Interesting collection of thoughts in this piece:
Recently, Griner proposed to fellow WNBA player Glory Johnson of the Tulsa Shock, and potentially could become the first same-sex married couple in professional sports. The league seems unsure how to approach such a topic, but Richie said it embraces its LGBT fan base.
Richie said the WNBA seeks to unify all of its fans and the emphasis is marketing — such as afternoon games for families or promotions aimed at school kids — and a more polished product on the floor.
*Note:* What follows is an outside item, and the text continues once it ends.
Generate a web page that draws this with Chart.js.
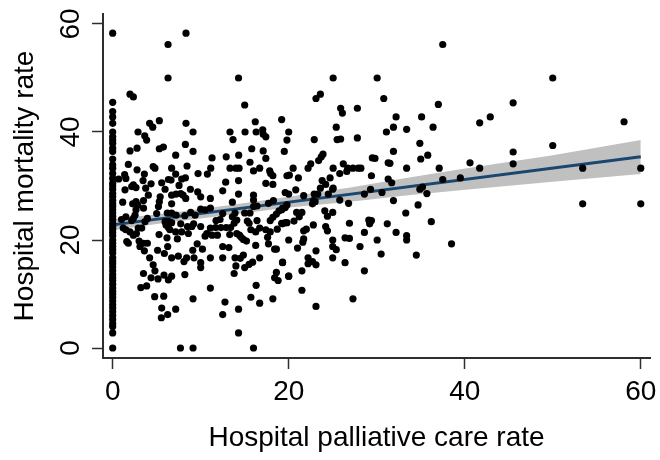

The WNBA is intelligently attempting to avoid catering to one particular group of fans, hoping that the quality of play attracts a wider variety of people.
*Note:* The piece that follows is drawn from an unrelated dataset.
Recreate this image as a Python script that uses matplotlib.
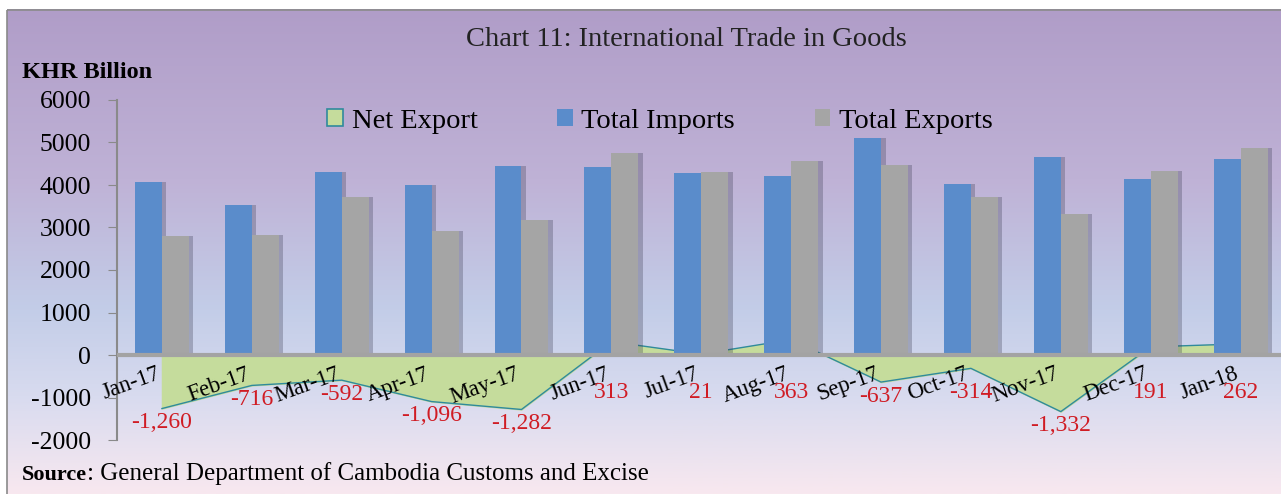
import numpy as np
import matplotlib.pyplot as plt
from matplotlib.colors import LinearSegmentedColormap
from matplotlib.patches import Patch, Rectangle

plt.rcParams['font.family'] = ['Liberation Serif', 'DejaVu Serif']

# data (KHR billion)
months = ['Jan-17', 'Feb-17', 'Mar-17', 'Apr-17', 'May-17', 'Jun-17', 'Jul-17',
          'Aug-17', 'Sep-17', 'Oct-17', 'Nov-17', 'Dec-17', 'Jan-18']
total_imports = [4060, 3536, 4312, 4007, 4453, 4430, 4289, 4210, 5110, 4030, 4660, 4150, 4610]
total_exports = [2800, 2820, 3720, 2911, 3171, 4743, 4310, 4573, 4473, 3716, 3328, 4341, 4872]
net_export = [-1260, -716, -592, -1096, -1282, 313, 21, 363, -637, -314, -1332, 191, 262]
y_ticks = [-2000, -1000, 0, 1000, 2000, 3000, 4000, 5000, 6000]

W, H = 1281, 494
fig = plt.figure(figsize=(W / 100, H / 100), dpi=100)

# background gradient (purple top -> light blue -> pink bottom)
bg = fig.add_axes([0, 0, 1, 1])
bg.set_xlim(0, W)
bg.set_ylim(H, 0)
bg.axis('off')
cmap = LinearSegmentedColormap.from_list('bg', [
    (0.0, '#b09dc8'), (0.35, '#bfb2d6'), (0.62, '#c3cde8'),
    (0.8, '#d8dbef'), (1.0, '#f8e8ef')])
grad = np.linspace(0, 1, 256).reshape(-1, 1)
bg.imshow(grad, cmap=cmap, aspect='auto', extent=[7, W, H, 10])
bg.add_patch(Rectangle((7, 10), W, H, fill=False, ec='#8a8a8a', lw=1.2))

ax = fig.add_axes([117 / W, 1 - 440 / H, 1 - 117 / W, 340 / H])
ax.patch.set_alpha(0)
x = np.arange(len(months))
w = 0.3

# net export area behind the bars
ax.fill_between(x, 0, net_export, color='#c5dc9c', zorder=1)
ax.plot(x, net_export, color='#2f8a9c', lw=1.0, zorder=1.5)

# bar shadows
ax.bar(x - w / 2 + 0.05, total_imports, w, color='#3a3a50', alpha=0.3, zorder=2, lw=0)
ax.bar(x + w / 2 + 0.05, total_exports, w, color='#3a3a50', alpha=0.3, zorder=2, lw=0)
ax.bar(x - w / 2, total_imports, w, color='#5a8ccb', zorder=3, lw=0)
ax.bar(x + w / 2, total_exports, w, color='#a5a5a5', zorder=3, lw=0)

ax.axhline(0, color='#a3a3a3', lw=3, zorder=4)

ax.set_xlim(-0.5, 12.45)
ax.set_ylim(-2000, 6000)
ax.set_yticks(y_ticks)
ax.set_yticklabels([str(v) for v in y_ticks], fontsize=18.5)
ax.tick_params(axis='y', length=6.5, color='#8a8a8a', pad=12)
ax.set_xticks([])
for s in ['top', 'right', 'bottom']:
    ax.spines[s].set_visible(False)
ax.spines['left'].set_color('#8a8a8a')
ax.spines['left'].set_linewidth(1.5)

# month labels and values
for i, m in enumerate(months):
    ax.text(i - 0.03, -430, m, rotation=20, rotation_mode='anchor',
            ha='right', va='center', fontsize=16.5, zorder=5)
    v = net_export[i]
    ax.text(i, min(v, -550) - 330, f'{v:,}', color='#d01c24',
            ha='center', va='center', fontsize=17, zorder=5)

fig.text(686 / W, 1 - 40 / H, 'Chart 11: International Trade in Goods',
         ha='center', va='center', fontsize=20.5, color='#222222')
fig.text(22 / W, 1 - 73 / H, 'KHR Billion', weight='bold', fontsize=17.5,
         ha='left', va='center')

handles = [Patch(fc='#c5dc9c', ec='#2f8a9c', lw=1.2),
           Patch(fc='#5a8ccb', ec='none'),
           Patch(fc='#a5a5a5', ec='none')]
fig.legend(handles, ['Net Export', 'Total Imports', 'Total Exports'],
           loc='center', bbox_to_anchor=(660 / W, 1 - 121 / H), ncol=3,
           frameon=False, fontsize=20.5, handlelength=0.55, handleheight=0.55,
           handletextpad=0.3, columnspacing=2.8)

src = fig.text(22 / W, 1 - 475 / H, 'Source', weight='bold', fontsize=16,
               ha='left', va='center')
ax.annotate(': General Department of Cambodia Customs and Excise',
            xy=(1, 0), xycoords=src, va='bottom', ha='left', fontsize=18)

fig.savefig('out.png', dpi=100)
According to Richie, six of the league’s 12 teams are turning a profit, which is a relief to the NBA and a testament to the arduous marketing and promotion. But teams such as the Sparks playing in the vast Staples Center with widespread empty seats in the lower bowl is a ghastly look.
There has to be a better way to forge an identity. The league needs to figure out a way to take those unattractive ads off the front of the jerseys without losing sponsorship money, add a team in markets such as the Bay Area and the Knoxville area, which has always supported women’s basketball, and find a way to attract those who haven’t yet embraced the league.
That will be the biggest challenge of all, but it also could help the league survive another two decades.
Although the WNBA has escaped the novelty phase and has become more of a staple of summer sports, those in power have to continue to feverishly work to improve and enhance its image, knowing their league is still shrouded in skepticism.